Creating an isolated recovery solution that preserves critical data and business processes in an offline, immutable storage area can protect against these types of devastating cyberattacks.
SEE: Kubernetes security guide (free PDF) (TechRepublic)
Scott Matteson: What should employees be doing now?
Jennifer Curry: Communicating with IT. Truly understand the plan and communicate your critical processes and systems. Don’t take for granted that something devised a few years ago still applies. And be diligent on your own to secure the data most critical to you. (Do you have all of your files saved per the IT policy to ensure they are backed up?).
Nicholas Merizzi: One of the biggest challenges during a real-life event is finding yourself in a situation where key personnel do not understand their roles in the overall process.
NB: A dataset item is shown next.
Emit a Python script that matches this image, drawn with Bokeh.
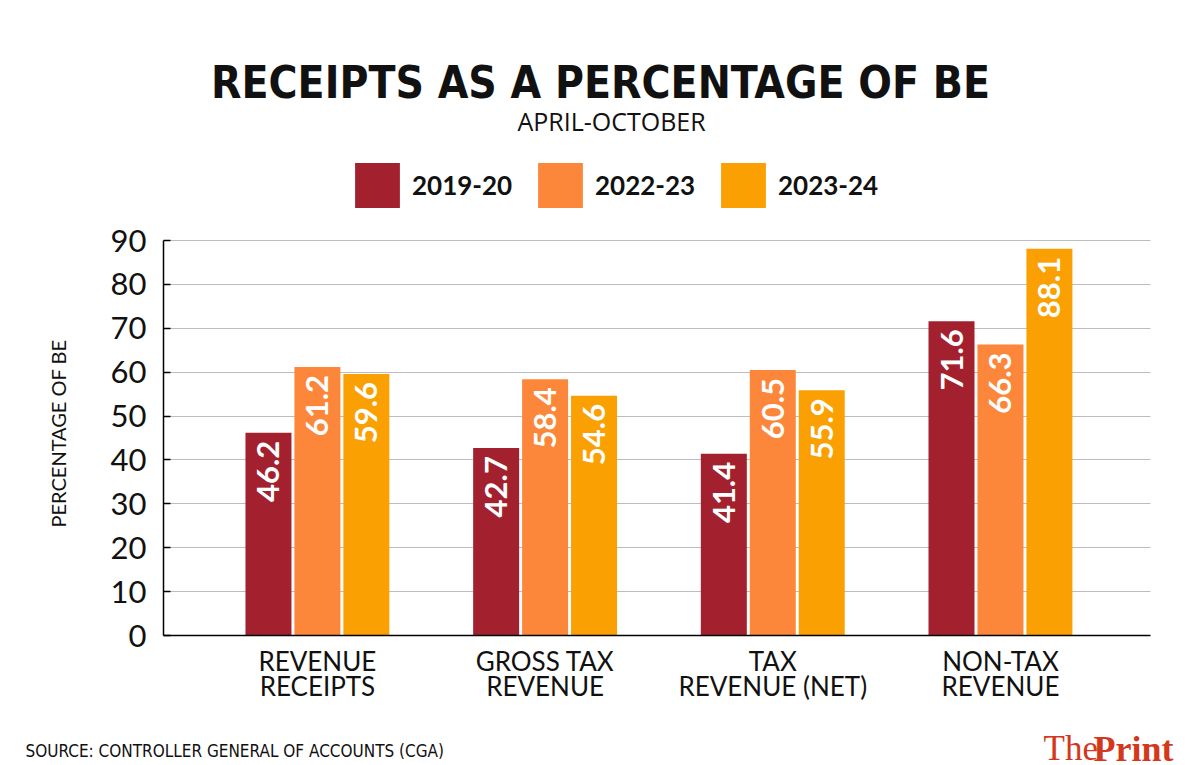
import math
from bokeh.plotting import figure
from bokeh.models import (Range1d, FixedTicker, Label, Legend, LegendItem, ColumnDataSource)
from bokeh.core.properties import value
from bokeh.embed import file_html
from bokeh.resources import INLINE

# ---- data ----
categories = ["REVENUE\nRECEIPTS", "GROSS TAX\nREVENUE", "TAX\nREVENUE (NET)", "NON-TAX\nREVENUE"]
series_names = ["2019-20", "2022-23", "2023-24"]
values_2019_20 = [46.2, 42.7, 41.4, 71.6]
values_2022_23 = [61.2, 58.4, 60.5, 66.3]
values_2023_24 = [59.6, 54.6, 55.9, 88.1]
y_ticks = [0, 10, 20, 30, 40, 50, 60, 70, 80, 90]

colors = ["#A3202F", "#FC873B", "#FBA003"]
series_values = [values_2019_20, values_2022_23, values_2023_24]

W, H = 1200, 765
# plot area (pixels): left 163, right 1150, y=90 at 240, y=0 at 635
X0, X1 = -0.676, 3.659
PX_L, PX_R = 163, 1150
PY_T, PY_B = 240, 635
sx = (PX_R - PX_L) / (X1 - X0)
sy = (PY_B - PY_T) / 90.0
x_range = Range1d(X0 - PX_L / sx, X1 + (W - PX_R) / sx)
y_range = Range1d(-(H - PY_B) / sy, 90 + PY_T / sy)

p = figure(width=W, height=H, output_backend="svg", toolbar_location=None, title=None,
           x_range=x_range, y_range=y_range,
           min_border_left=0, min_border_right=0, min_border_top=0, min_border_bottom=0)
p.outline_line_color = None
p.background_fill_color = "white"
p.border_fill_color = "white"

p.xgrid.grid_line_color = None
p.ygrid.ticker = FixedTicker(ticks=y_ticks[1:])
p.ygrid.grid_line_color = "#bdbdbd"
p.ygrid.grid_line_width = 1.2
p.ygrid.bounds = (0, 90)
p.ygrid.cross_bounds = (X0, X1)

p.yaxis.fixed_location = X0
p.yaxis.bounds = (0, 90)
p.yaxis.ticker = FixedTicker(ticks=y_ticks)
p.yaxis.major_tick_in = 7
p.yaxis.major_tick_out = 0
p.yaxis.minor_tick_line_color = None
p.yaxis.axis_line_width = 1.5
p.yaxis.major_tick_line_width = 1.5
p.yaxis.major_label_text_font = "Lato"
p.yaxis.major_label_text_font_size = "31px"
p.yaxis.major_label_text_color = "#111111"
p.yaxis.major_label_standoff = 17

p.xaxis.fixed_location = 0
p.xaxis.bounds = (X0, X1)
p.xaxis.ticker = FixedTicker(ticks=list(range(len(categories))))
p.xaxis.major_label_overrides = {i: c for i, c in enumerate(categories)}
p.xaxis.major_tick_line_color = None
p.xaxis.minor_tick_line_color = None
p.xaxis.axis_line_width = 1.5
p.xaxis.major_label_text_font = "Lato"
p.xaxis.major_label_text_font_size = "26px"
p.xaxis.major_label_text_line_height = 0.8
p.xaxis.major_label_text_color = "#111111"
p.xaxis.major_label_standoff = 3

bar_w = 0.202
step = 0.215
renderers = []
for k, (name, vals, col) in enumerate(zip(series_names, series_values, colors)):
    xs = [i + (k - 1) * step for i in range(len(categories))]
    src = ColumnDataSource(dict(x=xs, top=vals, lab=[f"{v:.1f}" for v in vals]))
    r = p.vbar(x="x", top="top", width=bar_w, bottom=0, source=src,
               fill_color=col, line_color=None)
    renderers.append(r)
    p.text(x="x", y="top", text="lab", source=src, angle=math.pi / 2,
           text_align="right", text_baseline="middle", text_color="white",
           text_font=value("Lato"), text_font_style="bold", text_font_size="31px",
           x_offset=0, y_offset=8)

legend = Legend(items=[LegendItem(label=n, renderers=[r]) for n, r in zip(series_names, renderers)],
                orientation="horizontal", location=(349, H - 213),
                glyph_width=56, glyph_height=56, label_standoff=7, label_width=110, spacing=10,
                padding=0, margin=0, border_line_color=None, background_fill_alpha=0,
                label_text_font="Lato", label_text_font_style="bold", label_text_font_size="26px",
                label_text_color="#111111")
p.add_layout(legend)

def L(text, X, Y, **kw):
    p.add_layout(Label(x=X, y=H - Y, x_units="screen", y_units="screen", text=text, **kw))

L("RECEIPTS AS A PERCENTAGE OF BE", 600, 82, text_align="center", text_baseline="alphabetic",
  text_font="DejaVu Sans Condensed", text_font_size="44px", text_font_style="bold",
  text_color="#111111")
L("APRIL-OCTOBER", 611, 120, text_align="center", text_baseline="alphabetic",
  text_font="Open Sans", text_font_size="25px", text_color="#111111")
L("PERCENTAGE OF BE", 57, 433, angle=math.pi / 2, text_align="center", text_baseline="middle",
  text_font="Lato", text_font_size="20px", text_color="#111111")
L("SOURCE: CONTROLLER GENERAL OF ACCOUNTS (CGA)", 25, 750, text_align="left", text_baseline="alphabetic",
  text_font="DejaVu Sans Condensed", text_font_size="17px", text_color="#111111")
L("The", 1043, 748, text_align="left", text_baseline="alphabetic",
  text_font="Liberation Serif", text_font_size="35px", text_color="#D4381C")
L("Print", 1093, 748, text_align="left", text_baseline="alphabetic",
  text_font="Liberation Serif", text_font_size="36px", text_font_style="bold", text_color="#D4381C")

open("out.html", "w").write(file_html(p, INLINE))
Ensuring that all stakeholders are aware of their duties and have designated backups who understand their roles are key for overall success.
Andrew Morrison: Be aware of “out-of-band” disaster recovery communication options that exist to conduct business in an alternative way. Most disaster recovery plans rely on relaying information to employees via email, for example; but, during an event, even corporate communications via email to employees can become challenging. We have seen in many disasters during which the seemingly simple process of contacting employees or management is difficult, as access to all systems that contain contact information or allow data are made unavailable.
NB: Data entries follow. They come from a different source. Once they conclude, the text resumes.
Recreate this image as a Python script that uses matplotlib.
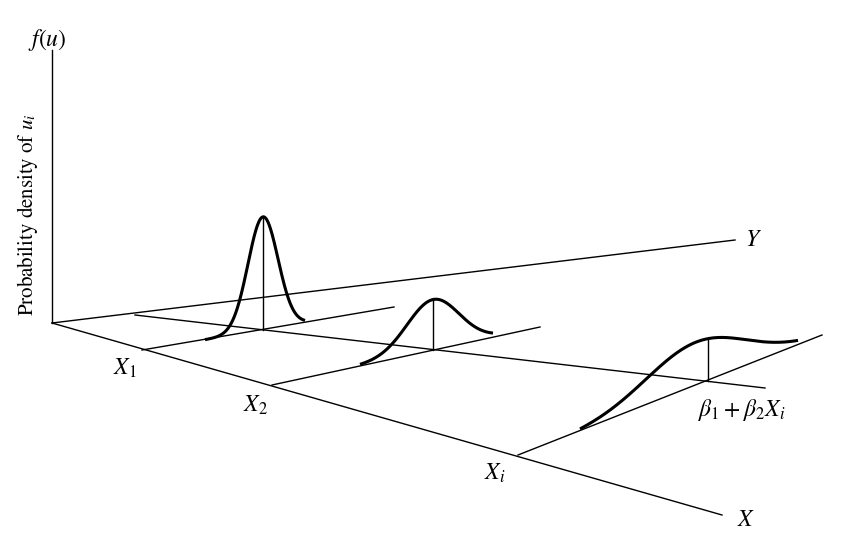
import numpy as np
import matplotlib.pyplot as plt

plt.rcParams['mathtext.fontset'] = 'stix'
plt.rcParams['font.family'] = 'DejaVu Serif'

# diagram geometry in image pixels (y downward)
origin = (52, 323)
f_axis_top = (52, 50)
y_axis_end = (735, 240)
x_axis_end = (722, 515)
intercept = (135, 315)
reg_end = (765, 388)

# slices: foot on X axis, far end, centre x, density height, spread, range
labels = [r'$X_1$', r'$X_2$', r'$X_i$']
feet = [(142, 350), (272, 385), (518, 455)]
ends = [(394, 307), (540, 327), (822, 335)]
centres = [263, 433, 708]
peak_shift = [0, 0, -12]
heights = [113, 50, 44]
spreads = [15, 26, 50]
spans = [(205, 305), (360, 493), (580, 798)]

fig = plt.figure(figsize=(8.66, 5.39), dpi=100)
ax = fig.add_axes([0, 0, 1, 1])
ax.set_xlim(0, 866)
ax.set_ylim(539, 0)
ax.axis('off')

lw = 1.0
ax.plot([origin[0], f_axis_top[0]], [origin[1], f_axis_top[1]], 'k', lw=lw)
ax.plot([origin[0], y_axis_end[0]], [origin[1], y_axis_end[1]], 'k', lw=lw)
ax.plot([origin[0], x_axis_end[0]], [origin[1], x_axis_end[1]], 'k', lw=lw)
ax.plot([intercept[0], reg_end[0]], [intercept[1], reg_end[1]], 'k', lw=lw)

def reg_y(x):
    return intercept[1] + (x - intercept[0]) * (reg_end[1] - intercept[1]) / (reg_end[0] - intercept[0])

for foot, end, c, d, h, s, (a, b) in zip(feet, ends, centres, peak_shift, heights, spreads, spans):
    ax.plot([foot[0], end[0]], [foot[1], end[1]], 'k', lw=lw)
    slope = (end[1] - foot[1]) / (end[0] - foot[0])
    cy = reg_y(c)
    xs = np.linspace(a, b, 200)
    base = cy + (xs - c) * slope
    dens = h * np.exp(-0.5 * ((xs - c - d) / s) ** 2)
    ys = base - dens
    ax.plot(xs, ys, 'k', lw=2.2, solid_capstyle='butt')
    hc = h * np.exp(-0.5 * (d / s) ** 2)
    ax.plot([c, c], [cy, cy - hc], 'k', lw=lw)

fs = 17
ax.text(28, 40, r'$f(u)$', fontsize=fs, ha='left', va='center')
ax.text(28, 215, r'Probability density of $u_i$', fontsize=15, rotation=90,
        ha='center', va='center', family='STIXGeneral')
ax.text(745, 240, r'$Y$', fontsize=fs, ha='left', va='center')
ax.text(737, 520, r'$X$', fontsize=fs, ha='left', va='center')
for lab, (fx, fy) in zip(labels, [(125, 368), (255, 405), (495, 473)]):
    ax.text(fx, fy, lab, fontsize=fs, ha='center', va='center')
ax.text(742, 410, r'$\beta_1 + \beta_2 X_i$', fontsize=fs, ha='center', va='center')

fig.savefig('out.png', dpi=100)
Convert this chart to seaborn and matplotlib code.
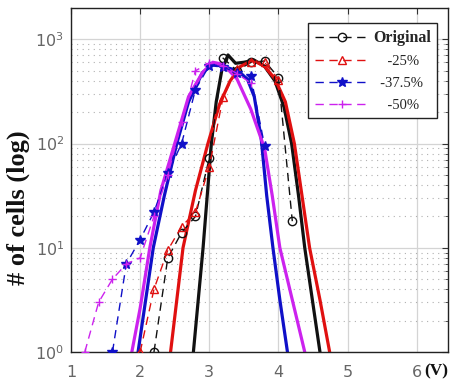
import numpy as np
import pandas as pd
import matplotlib
matplotlib.use("Agg")
import matplotlib.pyplot as plt
import matplotlib.ticker as mticker
import seaborn as sns

# Histogram counts per 0.2 V bin (dashed lines with markers)
orig_v = [2.2, 2.4, 2.6, 2.8, 3.0, 3.2, 3.4, 3.6, 3.8, 4.0, 4.2]
orig_n = [1, 8, 14, 20, 73, 660, 500, 600, 620, 430, 18]

m25_v = [2.0, 2.2, 2.4, 2.6, 2.8, 3.0, 3.2, 3.4, 3.6, 3.8, 4.0]
m25_n = [1, 4, 9.5, 16, 22, 60, 280, 520, 610, 600, 410]

m375_v = [1.6, 1.8, 2.0, 2.2, 2.4, 2.6, 2.8, 3.0, 3.2, 3.4, 3.6, 3.8]
m375_n = [1, 7, 12, 22, 52, 100, 330, 560, 540, 480, 440, 95]

m50_v = [1.2, 1.4, 1.6, 1.8, 2.0, 2.2, 2.4, 2.6, 2.8, 3.0, 3.2, 3.4, 3.6]
m50_n = [1, 3, 5, 7, 8, 20, 50, 160, 500, 590, 560, 470, 380]

# Fitted distributions (solid lines), log10 of the count
fit_orig_v = [2.77, 2.84, 2.91, 2.97, 3.03, 3.10, 3.18, 3.27, 3.38, 3.50, 3.65, 3.80, 3.95, 4.08, 4.19, 4.29, 4.38, 4.49, 4.60]
fit_orig_l = [0.0, 0.5, 1.0, 1.5, 2.0, 2.4, 2.7, 2.85, 2.77, 2.78, 2.80, 2.74, 2.60, 2.35, 2.0, 1.5, 1.0, 0.5, 0.0]

fit_m25_v = [2.44, 2.53, 2.62, 2.80, 2.98, 3.15, 3.30, 3.45, 3.63, 3.80, 3.95, 4.10, 4.23, 4.34, 4.45, 4.60, 4.74]
fit_m25_l = [0.0, 0.5, 1.0, 1.55, 2.0, 2.38, 2.60, 2.74, 2.80, 2.74, 2.62, 2.40, 2.0, 1.5, 1.0, 0.5, 0.0]

fit_m375_v = [1.97, 2.08, 2.19, 2.35, 2.53, 2.70, 2.90, 3.05, 3.20, 3.40, 3.55, 3.65, 3.75, 3.83, 3.92, 4.02, 4.13]
fit_m375_l = [0.0, 0.5, 1.0, 1.5, 2.0, 2.4, 2.68, 2.76, 2.74, 2.70, 2.62, 2.45, 2.05, 1.5, 1.0, 0.5, 0.0]

fit_m50_v = [1.88, 2.00, 2.14, 2.30, 2.50, 2.70, 2.90, 3.05, 3.20, 3.40, 3.60, 3.80, 3.91, 4.02, 4.20, 4.38]
fit_m50_l = [0.0, 0.42, 1.0, 1.55, 2.0, 2.45, 2.68, 2.78, 2.76, 2.62, 2.33, 1.95, 1.5, 1.0, 0.5, 0.0]

labels = ["Original", "-25%", "-37.5%", "-50%"]
colors = ["#111111", "#e01010", "#1010c8", "#cc22ee"]
markers = ["o", "^", "*", "+"]

sns.set_style("white")
plt.rcParams["font.family"] = ["DejaVu Sans"]

fig = plt.figure(figsize=(4.52, 3.84), dpi=100)
ax = fig.add_axes([0.157, 0.0833, 0.834, 0.896])

fits = [(fit_orig_v, fit_orig_l), (fit_m25_v, fit_m25_l),
        (fit_m375_v, fit_m375_l), (fit_m50_v, fit_m50_l)]
data = [(orig_v, orig_n), (m25_v, m25_n), (m375_v, m375_n), (m50_v, m50_n)]

# solid fitted curves
for (fv, fl), c in zip(fits, colors):
    df = pd.DataFrame({"v": fv, "n": np.power(10.0, fl)})
    sns.lineplot(data=df, x="v", y="n", ax=ax, color=c, linewidth=2.3,
                 sort=False, legend=False, zorder=2)

# dashed histogram counts with markers
for (dv, dn), c, m, lab in zip(data, colors, markers, labels):
    df = pd.DataFrame({"v": dv, "n": dn})
    fill = c if m in ("*", "+") else "none"
    ax.plot(df["v"], df["n"], linestyle=(0, (6, 4)), linewidth=1.0, color=c,
            marker=m, markersize=6 if m != "*" else 7, markerfacecolor=fill,
            markeredgecolor=c, markeredgewidth=1.0, label=lab, zorder=3)

ax.set_yscale("log")
ax.set_xlim(1, 6.45)
ax.set_ylim(1, 2000)
ax.set_xticks([1, 2, 3, 4, 5, 6])
ax.yaxis.set_major_locator(mticker.LogLocator(base=10, numticks=10))
ax.yaxis.set_minor_locator(mticker.LogLocator(base=10, subs=np.arange(2, 10), numticks=20))
ax.yaxis.set_minor_formatter(mticker.NullFormatter())

ax.grid(True, which="major", axis="both", color="#d4d4d4", linewidth=0.9, linestyle="-")
ax.grid(True, which="minor", axis="y", color="#b0b0b0", linewidth=0.8, linestyle=(0, (1, 4)))
ax.set_axisbelow(True)

ax.tick_params(axis="both", which="both", direction="in", top=True, right=True,
               colors="#333333", labelcolor="#666666", labelsize=11.5)
ax.tick_params(which="major", length=4, width=0.8)
ax.tick_params(axis="x", which="major", pad=9)
ax.tick_params(axis="y", which="major", pad=5)
ax.tick_params(which="minor", length=2, width=0.6)
for s in ax.spines.values():
    s.set_color("#222222")
    s.set_linewidth(1.0)

ax.set_xlabel("")
ax.set_ylabel("# of cells (log)", fontfamily="Liberation Serif", fontweight="bold",
              fontsize=19, color="#111111")
ax.yaxis.set_label_coords(-0.108, 0.42)
fig.text(0.992, 0.032, "(V)", ha="right", va="center", fontfamily="Liberation Serif",
         fontweight="bold", fontsize=12.5, color="#111111")

leg = ax.legend(loc="upper right", bbox_to_anchor=(0.972, 0.955), frameon=True,
                fancybox=False, edgecolor="#222222", framealpha=1.0,
                handlelength=3.7, handletextpad=0.3, borderpad=0.45,
                borderaxespad=0.0, labelspacing=0.6,
                prop={"family": "Liberation Serif", "size": 10.5})
leg.get_frame().set_linewidth(1.0)
for i, t in enumerate(leg.get_texts()):
    if i == 0:
        t.set_fontweight("bold")
        t.set_fontsize(11.5)
    elif i == 2:
        t.set_text("  " + t.get_text())
    else:
        t.set_text("    " + t.get_text())

fig.savefig("out.png", dpi=100)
Scott Matteson: How should businesses that have been devastated by natural disasters get back on their feet?
Jennifer Curry: If you have a successful DR site, you don’t have to rush back to production. If your DR plan didn’t go well, now is the time to re-architect and reset. Don’t put too much distance between the disaster and updating your DR strategy.
Nicholas Merizzi: Businesses should continue to expect a wide range of unpredictable events to impact operations and should therefore always design with resiliency in mind. While one cannot prevent all possible failure scenarios working on identifying weaknesses and hardening them can improve system confidence in the event of another future disaster. Technology teams should embrace new cloud-native software development principles. We continue to see an increase in adoption of roles such as Chaos engineers where faults are proactively injected into the ecosystem to understand behavior.
Andrew Morrison: It is also important to understand the ecosystem of third-party business partners that may be able to assist in rebuilding your organization’s data and systems. Proactively identifying which of your organization’s partners could temporarily assume some operations and/or contractual obligations can accelerate how fast you can stabilize your organization and return to business as usual.
Given the data sharing that occurs between trusted third parties, large amounts of your organization’s information may be available from your third-party relationships that could be used to rebuild some lost data.